- Aim of the exercise: Once the pictures are set aside, transcribe the remaining data exactly.

- Recorded information:
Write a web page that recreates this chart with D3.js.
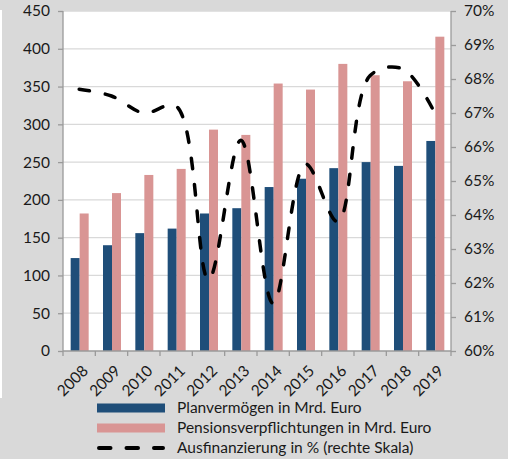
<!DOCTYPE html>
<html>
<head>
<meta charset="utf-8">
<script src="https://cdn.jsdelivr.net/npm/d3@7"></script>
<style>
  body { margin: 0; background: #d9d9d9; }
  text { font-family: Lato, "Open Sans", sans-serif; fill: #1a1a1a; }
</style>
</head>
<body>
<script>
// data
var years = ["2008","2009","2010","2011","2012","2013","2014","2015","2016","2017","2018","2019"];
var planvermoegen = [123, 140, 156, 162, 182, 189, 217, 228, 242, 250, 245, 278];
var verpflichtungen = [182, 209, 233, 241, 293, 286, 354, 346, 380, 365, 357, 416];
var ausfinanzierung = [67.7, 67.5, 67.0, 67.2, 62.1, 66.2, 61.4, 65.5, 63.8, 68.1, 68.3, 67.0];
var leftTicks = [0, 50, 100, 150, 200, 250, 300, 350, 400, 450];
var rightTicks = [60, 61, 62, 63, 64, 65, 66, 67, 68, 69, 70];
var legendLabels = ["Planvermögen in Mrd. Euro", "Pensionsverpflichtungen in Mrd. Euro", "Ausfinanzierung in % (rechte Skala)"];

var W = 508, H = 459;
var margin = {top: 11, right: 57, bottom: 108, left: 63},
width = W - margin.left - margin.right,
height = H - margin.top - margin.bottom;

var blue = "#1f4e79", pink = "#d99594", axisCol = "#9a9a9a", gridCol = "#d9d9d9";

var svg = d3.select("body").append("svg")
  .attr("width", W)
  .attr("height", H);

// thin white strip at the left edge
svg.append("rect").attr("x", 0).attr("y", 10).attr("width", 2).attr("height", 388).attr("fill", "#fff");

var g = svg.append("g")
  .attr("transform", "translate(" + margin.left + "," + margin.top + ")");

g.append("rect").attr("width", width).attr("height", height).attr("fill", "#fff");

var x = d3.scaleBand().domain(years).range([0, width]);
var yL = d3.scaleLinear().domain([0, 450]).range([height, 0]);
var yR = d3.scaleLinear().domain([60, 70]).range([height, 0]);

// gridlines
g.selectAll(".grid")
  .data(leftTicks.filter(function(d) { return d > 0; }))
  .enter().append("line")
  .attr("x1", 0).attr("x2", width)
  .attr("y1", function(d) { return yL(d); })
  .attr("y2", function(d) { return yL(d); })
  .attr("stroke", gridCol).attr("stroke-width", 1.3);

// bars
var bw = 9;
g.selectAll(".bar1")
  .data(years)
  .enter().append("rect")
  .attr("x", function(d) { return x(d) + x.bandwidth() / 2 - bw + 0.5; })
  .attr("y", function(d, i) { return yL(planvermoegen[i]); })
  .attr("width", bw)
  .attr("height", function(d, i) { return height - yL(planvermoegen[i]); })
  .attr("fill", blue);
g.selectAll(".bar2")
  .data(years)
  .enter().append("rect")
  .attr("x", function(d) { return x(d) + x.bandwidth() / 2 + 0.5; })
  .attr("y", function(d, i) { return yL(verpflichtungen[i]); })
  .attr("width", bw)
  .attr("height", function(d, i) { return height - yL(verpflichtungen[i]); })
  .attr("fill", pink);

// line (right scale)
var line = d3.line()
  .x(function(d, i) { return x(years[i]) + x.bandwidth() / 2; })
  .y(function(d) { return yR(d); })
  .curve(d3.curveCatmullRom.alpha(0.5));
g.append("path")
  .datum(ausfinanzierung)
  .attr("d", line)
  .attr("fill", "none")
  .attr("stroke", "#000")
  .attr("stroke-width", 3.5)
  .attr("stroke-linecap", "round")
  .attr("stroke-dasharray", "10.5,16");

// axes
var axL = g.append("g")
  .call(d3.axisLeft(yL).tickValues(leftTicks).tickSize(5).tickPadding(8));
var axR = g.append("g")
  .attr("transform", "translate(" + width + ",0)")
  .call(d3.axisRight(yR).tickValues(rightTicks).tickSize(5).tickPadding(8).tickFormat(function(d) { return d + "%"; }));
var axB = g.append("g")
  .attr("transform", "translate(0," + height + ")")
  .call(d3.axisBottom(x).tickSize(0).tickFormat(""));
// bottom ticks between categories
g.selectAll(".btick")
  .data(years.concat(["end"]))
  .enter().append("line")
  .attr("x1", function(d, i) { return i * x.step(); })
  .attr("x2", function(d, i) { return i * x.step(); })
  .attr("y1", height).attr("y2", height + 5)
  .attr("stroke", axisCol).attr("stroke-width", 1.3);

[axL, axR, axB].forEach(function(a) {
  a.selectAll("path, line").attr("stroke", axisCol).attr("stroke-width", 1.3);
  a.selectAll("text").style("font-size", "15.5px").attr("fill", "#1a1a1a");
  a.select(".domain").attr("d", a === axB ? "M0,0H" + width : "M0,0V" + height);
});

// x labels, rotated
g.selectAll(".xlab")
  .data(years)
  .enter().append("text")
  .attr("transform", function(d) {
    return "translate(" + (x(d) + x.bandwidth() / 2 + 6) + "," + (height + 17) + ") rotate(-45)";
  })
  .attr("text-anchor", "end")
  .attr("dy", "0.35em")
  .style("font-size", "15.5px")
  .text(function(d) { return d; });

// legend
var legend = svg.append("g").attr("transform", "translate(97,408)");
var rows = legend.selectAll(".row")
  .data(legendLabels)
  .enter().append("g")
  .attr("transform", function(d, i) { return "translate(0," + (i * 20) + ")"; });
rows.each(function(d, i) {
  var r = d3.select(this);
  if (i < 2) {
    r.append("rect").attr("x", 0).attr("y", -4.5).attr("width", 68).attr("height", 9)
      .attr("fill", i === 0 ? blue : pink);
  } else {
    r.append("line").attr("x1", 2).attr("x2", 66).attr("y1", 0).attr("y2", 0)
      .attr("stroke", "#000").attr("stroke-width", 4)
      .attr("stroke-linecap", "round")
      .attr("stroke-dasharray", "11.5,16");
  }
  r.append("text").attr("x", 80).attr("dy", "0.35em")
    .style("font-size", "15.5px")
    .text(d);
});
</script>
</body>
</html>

- Result of the task:
Write a web page that recreates this chart with D3.js.
<!DOCTYPE html>
<html>
<head>
<meta charset="utf-8">
<script src="https://cdn.jsdelivr.net/npm/d3@7"></script>
<style>
  body { margin: 0; background: #d9d9d9; }
  text { font-family: Lato, "Open Sans", sans-serif; fill: #1a1a1a; }
</style>
</head>
<body>
<script>
// data
var years = ["2008","2009","2010","2011","2012","2013","2014","2015","2016","2017","2018","2019"];
var planvermoegen = [123, 140, 156, 162, 182, 189, 217, 228, 242, 250, 245, 278];
var verpflichtungen = [182, 209, 233, 241, 293, 286, 354, 346, 380, 365, 357, 416];
var ausfinanzierung = [67.7, 67.5, 67.0, 67.2, 62.1, 66.2, 61.4, 65.5, 63.8, 68.1, 68.3, 67.0];
var leftTicks = [0, 50, 100, 150, 200, 250, 300, 350, 400, 450];
var rightTicks = [60, 61, 62, 63, 64, 65, 66, 67, 68, 69, 70];
var legendLabels = ["Planvermögen in Mrd. Euro", "Pensionsverpflichtungen in Mrd. Euro", "Ausfinanzierung in % (rechte Skala)"];

var W = 508, H = 459;
var margin = {top: 11, right: 57, bottom: 108, left: 63},
width = W - margin.left - margin.right,
height = H - margin.top - margin.bottom;

var blue = "#1f4e79", pink = "#d99594", axisCol = "#9a9a9a", gridCol = "#d9d9d9";

var svg = d3.select("body").append("svg")
  .attr("width", W)
  .attr("height", H);

// thin white strip at the left edge
svg.append("rect").attr("x", 0).attr("y", 10).attr("width", 2).attr("height", 388).attr("fill", "#fff");

var g = svg.append("g")
  .attr("transform", "translate(" + margin.left + "," + margin.top + ")");

g.append("rect").attr("width", width).attr("height", height).attr("fill", "#fff");

var x = d3.scaleBand().domain(years).range([0, width]);
var yL = d3.scaleLinear().domain([0, 450]).range([height, 0]);
var yR = d3.scaleLinear().domain([60, 70]).range([height, 0]);

// gridlines
g.selectAll(".grid")
  .data(leftTicks.filter(function(d) { return d > 0; }))
  .enter().append("line")
  .attr("x1", 0).attr("x2", width)
  .attr("y1", function(d) { return yL(d); })
  .attr("y2", function(d) { return yL(d); })
  .attr("stroke", gridCol).attr("stroke-width", 1.3);

// bars
var bw = 9;
g.selectAll(".bar1")
  .data(years)
  .enter().append("rect")
  .attr("x", function(d) { return x(d) + x.bandwidth() / 2 - bw + 0.5; })
  .attr("y", function(d, i) { return yL(planvermoegen[i]); })
  .attr("width", bw)
  .attr("height", function(d, i) { return height - yL(planvermoegen[i]); })
  .attr("fill", blue);
g.selectAll(".bar2")
  .data(years)
  .enter().append("rect")
  .attr("x", function(d) { return x(d) + x.bandwidth() / 2 + 0.5; })
  .attr("y", function(d, i) { return yL(verpflichtungen[i]); })
  .attr("width", bw)
  .attr("height", function(d, i) { return height - yL(verpflichtungen[i]); })
  .attr("fill", pink);

// line (right scale)
var line = d3.line()
  .x(function(d, i) { return x(years[i]) + x.bandwidth() / 2; })
  .y(function(d) { return yR(d); })
  .curve(d3.curveCatmullRom.alpha(0.5));
g.append("path")
  .datum(ausfinanzierung)
  .attr("d", line)
  .attr("fill", "none")
  .attr("stroke", "#000")
  .attr("stroke-width", 3.5)
  .attr("stroke-linecap", "round")
  .attr("stroke-dasharray", "10.5,16");

// axes
var axL = g.append("g")
  .call(d3.axisLeft(yL).tickValues(leftTicks).tickSize(5).tickPadding(8));
var axR = g.append("g")
  .attr("transform", "translate(" + width + ",0)")
  .call(d3.axisRight(yR).tickValues(rightTicks).tickSize(5).tickPadding(8).tickFormat(function(d) { return d + "%"; }));
var axB = g.append("g")
  .attr("transform", "translate(0," + height + ")")
  .call(d3.axisBottom(x).tickSize(0).tickFormat(""));
// bottom ticks between categories
g.selectAll(".btick")
  .data(years.concat(["end"]))
  .enter().append("line")
  .attr("x1", function(d, i) { return i * x.step(); })
  .attr("x2", function(d, i) { return i * x.step(); })
  .attr("y1", height).attr("y2", height + 5)
  .attr("stroke", axisCol).attr("stroke-width", 1.3);

[axL, axR, axB].forEach(function(a) {
  a.selectAll("path, line").attr("stroke", axisCol).attr("stroke-width", 1.3);
  a.selectAll("text").style("font-size", "15.5px").attr("fill", "#1a1a1a");
  a.select(".domain").attr("d", a === axB ? "M0,0H" + width : "M0,0V" + height);
});

// x labels, rotated
g.selectAll(".xlab")
  .data(years)
  .enter().append("text")
  .attr("transform", function(d) {
    return "translate(" + (x(d) + x.bandwidth() / 2 + 6) + "," + (height + 17) + ") rotate(-45)";
  })
  .attr("text-anchor", "end")
  .attr("dy", "0.35em")
  .style("font-size", "15.5px")
  .text(function(d) { return d; });

// legend
var legend = svg.append("g").attr("transform", "translate(97,408)");
var rows = legend.selectAll(".row")
  .data(legendLabels)
  .enter().append("g")
  .attr("transform", function(d, i) { return "translate(0," + (i * 20) + ")"; });
rows.each(function(d, i) {
  var r = d3.select(this);
  if (i < 2) {
    r.append("rect").attr("x", 0).attr("y", -4.5).attr("width", 68).attr("height", 9)
      .attr("fill", i === 0 ? blue : pink);
  } else {
    r.append("line").attr("x1", 2).attr("x2", 66).attr("y1", 0).attr("y2", 0)
      .attr("stroke", "#000").attr("stroke-width", 4)
      .attr("stroke-linecap", "round")
      .attr("stroke-dasharray", "11.5,16");
  }
  r.append("text").attr("x", 80).attr("dy", "0.35em")
    .style("font-size", "15.5px")
    .text(d);
});
</script>
</body>
</html>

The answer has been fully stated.